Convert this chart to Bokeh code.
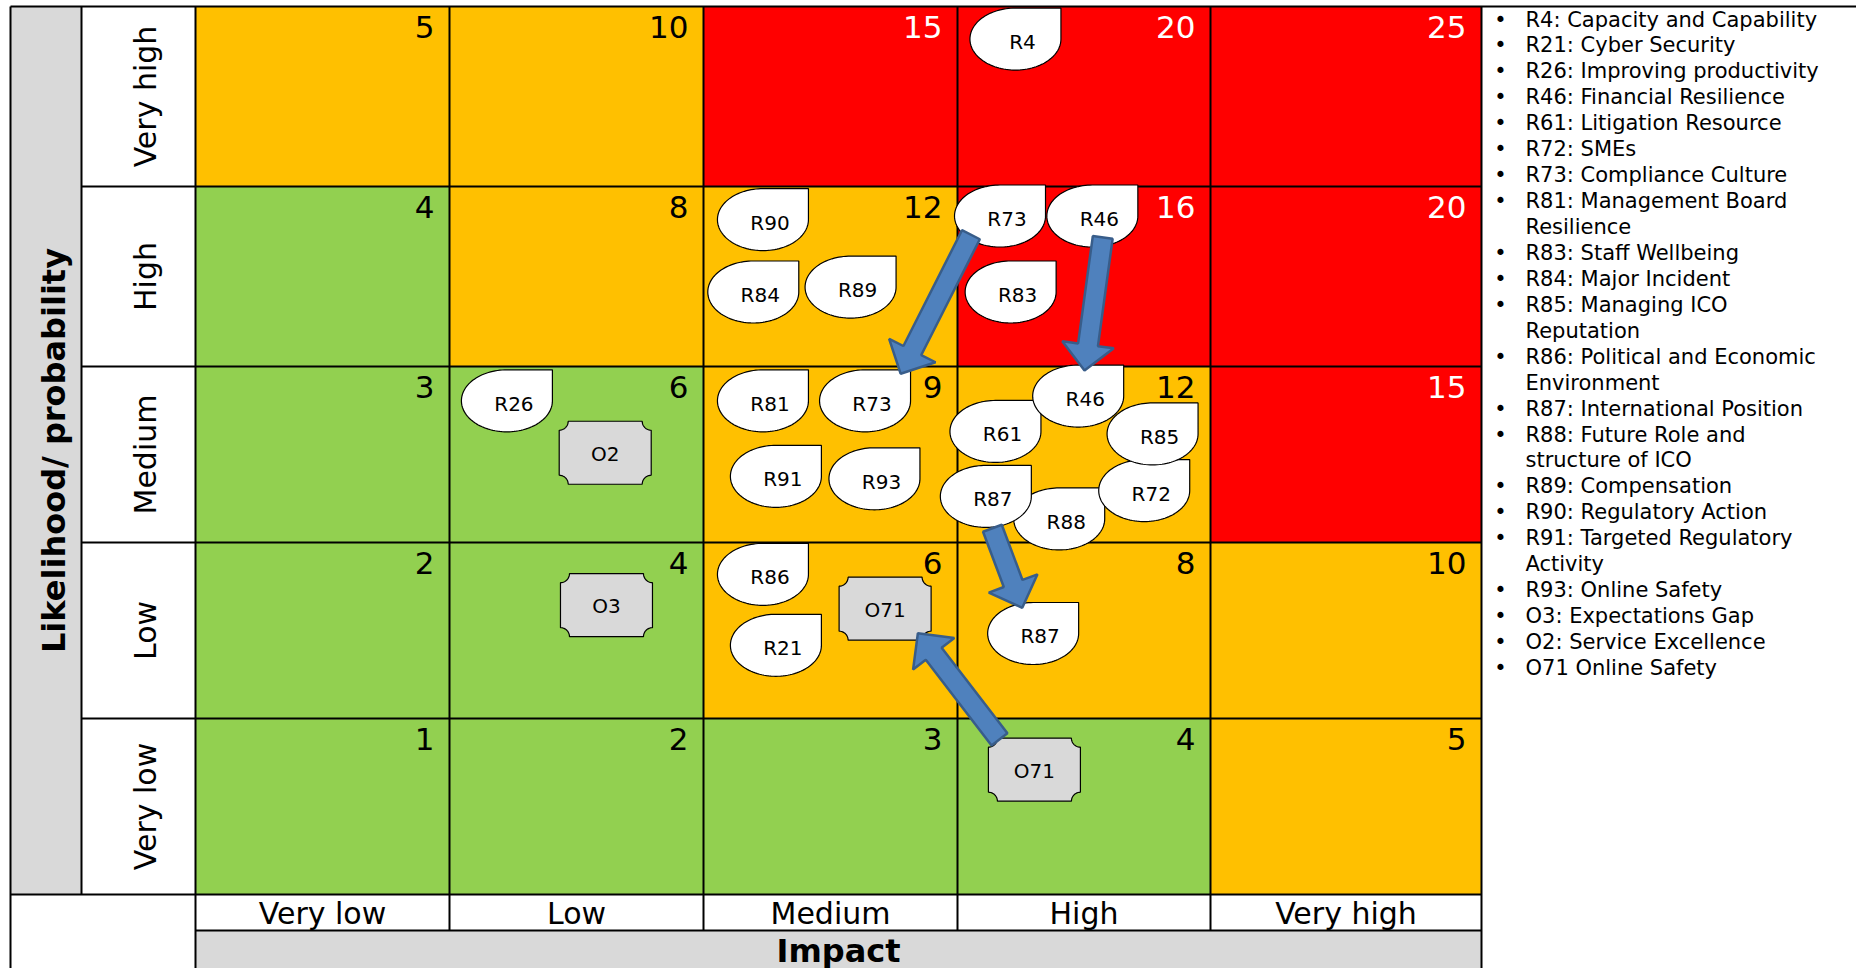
import math
from bokeh.plotting import figure
from bokeh.models import Range1d
from bokeh.core.properties import value
from bokeh.embed import file_html
from bokeh.resources import INLINE

# ---------------- data ----------------
IMPACT_LABELS = ["Very low", "Low", "Medium", "High", "Very high"]
LIKELIHOOD_LABELS = ["Very high", "High", "Medium", "Low", "Very low"]   # top -> bottom
LIKELIHOOD_LEVELS = [5, 4, 3, 2, 1]

SCORES = [
    [5, 10, 15, 20, 25],
    [4, 8, 12, 16, 20],
    [3, 6, 9, 12, 15],
    [2, 4, 6, 8, 10],
    [1, 2, 3, 4, 5],
]
BANDS = [
    ["amber", "amber", "red", "red", "red"],
    ["green", "amber", "amber", "red", "red"],
    ["green", "green", "amber", "amber", "red"],
    ["green", "green", "amber", "amber", "amber"],
    ["green", "green", "green", "green", "amber"],
]

marker_labels = ["R4", "R90", "R84", "R89", "R73", "R46", "R83", "R26", "O2", "R81", "R73",
                 "R91", "R93", "R88", "R87", "R72", "R85", "R61", "R46", "O3", "R86", "R21",
                 "O71", "R87", "O71"]
marker_impact = [4, 3, 3, 3, 4, 4, 4, 2, 2, 3, 3, 3, 3, 4, 4, 4, 4, 4, 4, 2, 3, 3, 3, 4, 4]
marker_likelihood = [5, 4, 4, 4, 4, 4, 4, 3, 3, 3, 3, 3, 3, 3, 3, 3, 3, 3, 3, 2, 2, 2, 2, 2, 1]
marker_fx = [0.229, 0.234, 0.196, 0.579, 0.168, 0.533, 0.210, 0.226, 0.613, 0.234, 0.636,
             0.285, 0.673, 0.402, 0.112, 0.738, 0.771, 0.150, 0.477, 0.618, 0.234, 0.285,
             0.715, 0.299, 0.304]
marker_fy = [0.181, 0.184, 0.586, 0.559, 0.164, 0.164, 0.586, 0.195, 0.490, 0.195, 0.195,
             0.624, 0.638, 0.866, 0.738, 0.705, 0.383, 0.369, 0.168, 0.356, 0.181, 0.584,
             0.376, 0.517, 0.291]

arrow_from_impact = [4, 4, 4, 4]
arrow_from_likelihood = [4, 4, 3, 1]
arrow_from_fx = [0.053, 0.574, 0.138, 0.166]
arrow_from_fy = [0.268, 0.283, 0.919, 0.119]
arrow_to_impact = [3, 4, 4, 3]
arrow_to_likelihood = [3, 3, 2, 2]
arrow_to_fx = [0.776, 0.502, 0.256, 0.844]
arrow_to_fy = [0.041, 0.023, 0.371, 0.515]

LEGEND_ITEMS = [
    "R4: Capacity and Capability",
    "R21: Cyber Security",
    "R26: Improving productivity",
    "R46: Financial Resilience",
    "R61: Litigation Resource",
    "R72: SMEs",
    "R73: Compliance Culture",
    "R81: Management Board\nResilience",
    "R83: Staff Wellbeing",
    "R84: Major Incident",
    "R85: Managing ICO\nReputation",
    "R86: Political and Economic\nEnvironment",
    "R87: International Position",
    "R88: Future Role and\nstructure of ICO",
    "R89: Compensation",
    "R90: Regulatory Action",
    "R91: Targeted Regulatory\nActivity",
    "R93: Online Safety",
    "O3: Expectations Gap",
    "O2: Service Excellence",
    "O71 Online Safety",
]

# ---------------- layout / style ----------------
W, H = 1856, 968
COL_EDGES = [195, 449, 703, 957, 1210, 1481]
ROW_EDGES = [6, 186, 366, 542, 718, 894]
LEFT = 10
TITLE_COL = 81
LABEL_ROW_BOTTOM = 930
BAND_COLORS = {"green": "#92D050", "amber": "#FFC000", "red": "#FF0000"}
GRAY = "#D9D9D9"
FONT = "DejaVu Sans"


def cell_box(impact, likelihood):
    c = impact - 1
    r = LIKELIHOOD_LEVELS.index(likelihood)
    return COL_EDGES[c], COL_EDGES[c + 1], ROW_EDGES[r], ROW_EDGES[r + 1]


def cell_point(impact, likelihood, fx, fy):
    x0, x1, y0, y1 = cell_box(impact, likelihood)
    return x0 + fx * (x1 - x0), y0 + fy * (y1 - y0)


p = figure(width=W, height=H, x_range=Range1d(0, W), y_range=Range1d(H, 0),
           output_backend="svg", toolbar_location=None, min_border=0,
           x_axis_location=None, y_axis_location=None)
p.grid.visible = False
p.outline_line_color = None
p.background_fill_color = "white"
p.border_fill_color = "white"

# background blocks
p.quad(left=[LEFT, COL_EDGES[0]], right=[TITLE_COL, COL_EDGES[-1]],
       top=[ROW_EDGES[0], LABEL_ROW_BOTTOM], bottom=[ROW_EDGES[-1], H + 5],
       fill_color=GRAY, line_color=None)

# matrix cells
cl, cr, ct, cb, cc, nx, ny, nt, ncol = [], [], [], [], [], [], [], [], []
for r, lik in enumerate(LIKELIHOOD_LEVELS):
    for c in range(5):
        x0, x1, y0, y1 = cell_box(c + 1, lik)
        cl.append(x0); cr.append(x1); ct.append(y0); cb.append(y1)
        band = BANDS[r][c]
        cc.append(BAND_COLORS[band])
        nx.append(x1 - 15); ny.append(y0 + 20)
        nt.append(str(SCORES[r][c]))
        ncol.append("white" if band == "red" else "black")
p.quad(left=cl, right=cr, top=ct, bottom=cb, fill_color=cc, line_color=None)
p.text(x=nx, y=ny, text=nt, text_color=ncol, text_font=value(FONT),
       text_font_size="31px", text_align="right", text_baseline="middle")

# table lines
sx0, sy0, sx1, sy1 = [], [], [], []
def seg(a, b, c, d):
    sx0.append(a); sy0.append(b); sx1.append(c); sy1.append(d)

seg(LEFT, ROW_EDGES[0], W, ROW_EDGES[0])
for y in ROW_EDGES[1:-1]:
    seg(TITLE_COL, y, COL_EDGES[-1], y)
seg(LEFT, ROW_EDGES[-1], COL_EDGES[-1], ROW_EDGES[-1])
seg(COL_EDGES[0], LABEL_ROW_BOTTOM, COL_EDGES[-1], LABEL_ROW_BOTTOM)
seg(LEFT, ROW_EDGES[0], LEFT, H + 5)
seg(TITLE_COL, ROW_EDGES[0], TITLE_COL, ROW_EDGES[-1])
seg(COL_EDGES[0], ROW_EDGES[0], COL_EDGES[0], H + 5)
for x in COL_EDGES[1:-1]:
    seg(x, ROW_EDGES[0], x, LABEL_ROW_BOTTOM)
seg(COL_EDGES[-1], ROW_EDGES[0], COL_EDGES[-1], H + 5)
p.segment(x0=sx0, y0=sy0, x1=sx1, y1=sy1, line_color="black", line_width=2)

# row labels (rotated)
row_y = [(ROW_EDGES[i] + ROW_EDGES[i + 1]) / 2 for i in range(5)]
p.text(x=[145] * 5, y=row_y, text=LIKELIHOOD_LABELS, angle=math.pi / 2,
       text_font=value(FONT), text_font_size="30px", text_align="center",
       text_baseline="middle", text_color="black")
# column labels
col_x = [(COL_EDGES[i] + COL_EDGES[i + 1]) / 2 for i in range(5)]
p.text(x=col_x, y=[913] * 5, text=IMPACT_LABELS, text_font=value(FONT),
       text_font_size="30px", text_align="center", text_baseline="middle",
       text_color="black")
# axis titles
p.text(x=[53], y=[(ROW_EDGES[0] + ROW_EDGES[-1]) / 2], text=["Likelihood/ probability"],
       angle=math.pi / 2, text_font=value(FONT), text_font_size="32px",
       text_font_style="bold", text_align="center", text_baseline="middle")
p.text(x=[(COL_EDGES[0] + COL_EDGES[-1]) / 2], y=[950], text=["Impact"],
       text_font=value(FONT), text_font_size="32px", text_font_style="bold",
       text_align="center", text_baseline="middle")

# markers
TA, TB = 45.5, 31.0
tear_xs, tear_ys, plq_xs, plq_ys = [], [], [], []
tx, ty, tt = [], [], []
for lab, im, lk, fx, fy in zip(marker_labels, marker_impact, marker_likelihood, marker_fx, marker_fy):
    cx, cy = cell_point(im, lk, fx, fy)
    if lab.startswith("R"):
        xs, ys = [], []
        for k in range(0, 91):
            t = math.radians(90 + 3 * k)
            xs.append(cx + TA * math.cos(t)); ys.append(cy - TB * math.sin(t))
        xs.append(cx + TA); ys.append(cy - TB)
        tear_xs.append(xs); tear_ys.append(ys)
        tx.append(cx + 7); ty.append(cy + 3)
    else:
        x0, x1, y0, y1 = cx - 46, cx + 46, cy - 31.5, cy + 31.5
        rr = 9
        xs, ys = [], []
        seq = [((x1, y0), [(-1, 0), (0, 1)]), ((x1, y1), [(0, -1), (-1, 0)]),
               ((x0, y1), [(1, 0), (0, -1)]), ((x0, y0), [(0, 1), (1, 0)])]
        for (px, py), (d0, d1) in seq:
            for k in range(0, 13):
                th = math.radians(90 * k / 12)
                vx = d0[0] * math.cos(th) + d1[0] * math.sin(th)
                vy = d0[1] * math.cos(th) + d1[1] * math.sin(th)
                xs.append(px + rr * vx); ys.append(py + rr * vy)
        plq_xs.append(xs); plq_ys.append(ys)
        tx.append(cx); ty.append(cy + 1)
    tt.append(lab)

p.patches(xs=tear_xs, ys=tear_ys, fill_color="white", line_color="black", line_width=1.2)
p.patches(xs=plq_xs, ys=plq_ys, fill_color=GRAY, line_color="black", line_width=1.2)
p.text(x=tx, y=ty, text=tt, text_font=value(FONT), text_font_size="20px",
       text_align="center", text_baseline="middle", text_color="black")

# arrows
SHAFT, HEADW, HEADL = 10, 26, 26
axs, ays = [], []
for i in range(len(arrow_from_impact)):
    tx0, ty0 = cell_point(arrow_from_impact[i], arrow_from_likelihood[i], arrow_from_fx[i], arrow_from_fy[i])
    hx, hy = cell_point(arrow_to_impact[i], arrow_to_likelihood[i], arrow_to_fx[i], arrow_to_fy[i])
    L = math.hypot(hx - tx0, hy - ty0)
    ux, uy = (hx - tx0) / L, (hy - ty0) / L
    nxv, nyv = -uy, ux
    bx, by = hx - HEADL * ux, hy - HEADL * uy
    xs = [tx0 + nxv * SHAFT, bx + nxv * SHAFT, bx + nxv * HEADW, hx,
          bx - nxv * HEADW, bx - nxv * SHAFT, tx0 - nxv * SHAFT]
    ys = [ty0 + nyv * SHAFT, by + nyv * SHAFT, by + nyv * HEADW, hy,
          by - nyv * HEADW, by - nyv * SHAFT, ty0 - nyv * SHAFT]
    axs.append(xs); ays.append(ys)
p.patches(xs=axs, ys=ays, fill_color="#4F81BD", line_color="#385D8A", line_width=2.5)

# legend list
lx, ly, lt, bx_, by_ = [], [], [], [], []
row = 0
for item in LEGEND_ITEMS:
    lines = item.split("\n")
    bx_.append(1500); by_.append(19 + 25.94 * row)
    for ln in lines:
        lx.append(1525); ly.append(19 + 25.94 * row); lt.append(ln)
        row += 1
p.text(x=lx, y=ly, text=lt, text_font=value(FONT), text_font_size="21px",
       text_align="left", text_baseline="middle", text_color="black")
p.text(x=bx_, y=by_, text=["\u2022"] * len(bx_), text_font=value(FONT), text_font_size="21px",
       text_align="center", text_baseline="middle", text_color="black")

open("out.html", "w").write(file_html(p, INLINE))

DIRECTIONS: Give again, word for word, every line from the top of the data above to the line holding "0.376, 0.517, 0.291]", inclusive, with the pictures left out.

EXERCISE OUTPUT:
Convert this chart to Bokeh code.
import math
from bokeh.plotting import figure
from bokeh.models import Range1d
from bokeh.core.properties import value
from bokeh.embed import file_html
from bokeh.resources import INLINE

# ---------------- data ----------------
IMPACT_LABELS = ["Very low", "Low", "Medium", "High", "Very high"]
LIKELIHOOD_LABELS = ["Very high", "High", "Medium", "Low", "Very low"]   # top -> bottom
LIKELIHOOD_LEVELS = [5, 4, 3, 2, 1]

SCORES = [
    [5, 10, 15, 20, 25],
    [4, 8, 12, 16, 20],
    [3, 6, 9, 12, 15],
    [2, 4, 6, 8, 10],
    [1, 2, 3, 4, 5],
]
BANDS = [
    ["amber", "amber", "red", "red", "red"],
    ["green", "amber", "amber", "red", "red"],
    ["green", "green", "amber", "amber", "red"],
    ["green", "green", "amber", "amber", "amber"],
    ["green", "green", "green", "green", "amber"],
]

marker_labels = ["R4", "R90", "R84", "R89", "R73", "R46", "R83", "R26", "O2", "R81", "R73",
                 "R91", "R93", "R88", "R87", "R72", "R85", "R61", "R46", "O3", "R86", "R21",
                 "O71", "R87", "O71"]
marker_impact = [4, 3, 3, 3, 4, 4, 4, 2, 2, 3, 3, 3, 3, 4, 4, 4, 4, 4, 4, 2, 3, 3, 3, 4, 4]
marker_likelihood = [5, 4, 4, 4, 4, 4, 4, 3, 3, 3, 3, 3, 3, 3, 3, 3, 3, 3, 3, 2, 2, 2, 2, 2, 1]
marker_fx = [0.229, 0.234, 0.196, 0.579, 0.168, 0.533, 0.210, 0.226, 0.613, 0.234, 0.636,
             0.285, 0.673, 0.402, 0.112, 0.738, 0.771, 0.150, 0.477, 0.618, 0.234, 0.285,
             0.715, 0.299, 0.304]
marker_fy = [0.181, 0.184, 0.586, 0.559, 0.164, 0.164, 0.586, 0.195, 0.490, 0.195, 0.195,
             0.624, 0.638, 0.866, 0.738, 0.705, 0.383, 0.369, 0.168, 0.356, 0.181, 0.584,
             0.376, 0.517, 0.291]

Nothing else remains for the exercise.